Both Vidal and Austen certainly enjoyed the services of hustlers—although in my research I found that the couple had a very close, intimate relationship. Vidal’s decline accelerated appallingly after Austen’s death in 2003.

“I said to Paul,” Larson recalled of talking to Bowles, “’I’m very mystified by Gore and he said to me that Gore has only ever been only interested in ‘prep school sex’—mutual masturbation.”

Vidal, of course, said he was bisexual. There is not much evidence of sustained relationships with women, but Larson believed one rumor that Vidal had slept with actress Elaine Dundy, who went on to marry the critic Kenneth Tynan. “She obviously liked sardonic men,” laughed Larson.

Near the end of his own life (he died in July 2012), Vidal invited Larson to little musical nights he had at this home in the Hollywood Hills.

The last memory Larson had of Vidal was the great author fast asleep in his chair in the living room, then set up as a mini-hospital room.

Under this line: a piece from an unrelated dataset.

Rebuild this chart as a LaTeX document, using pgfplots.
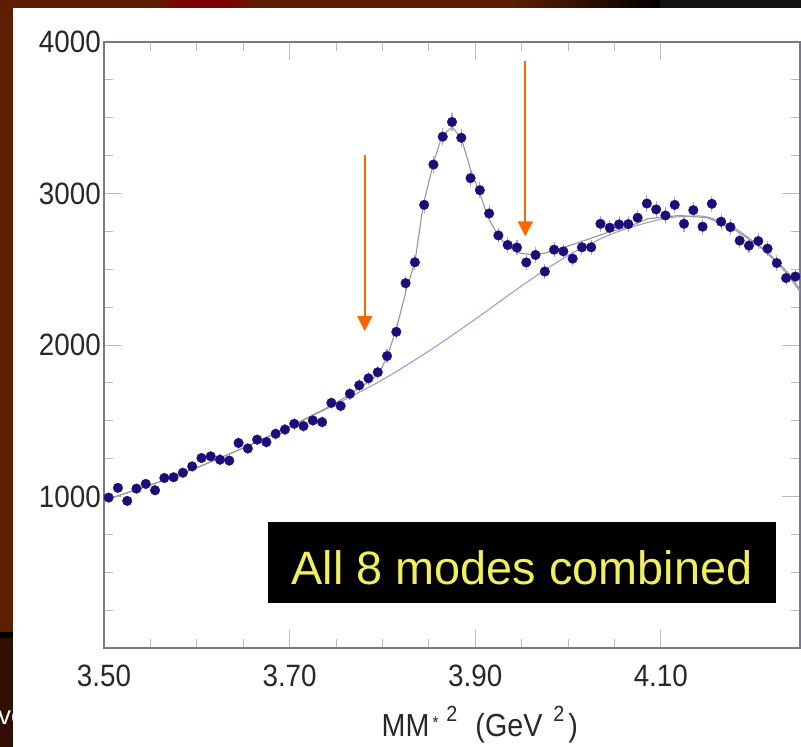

So many stories told so engagingly: by now evening was cloaking Larson’s house, and the living room was lit by only one or two lamps. A game of shadows was playing over the walls, and all these famous people we had been discussing felt very present.

Larson was tired, and I knew it was time to go, even though no fiber of mine wanted to leave. I thanked Jack Larson, gave him a long, emotional hug, and left. However he died, I hope this wonderful man wasn’t alone.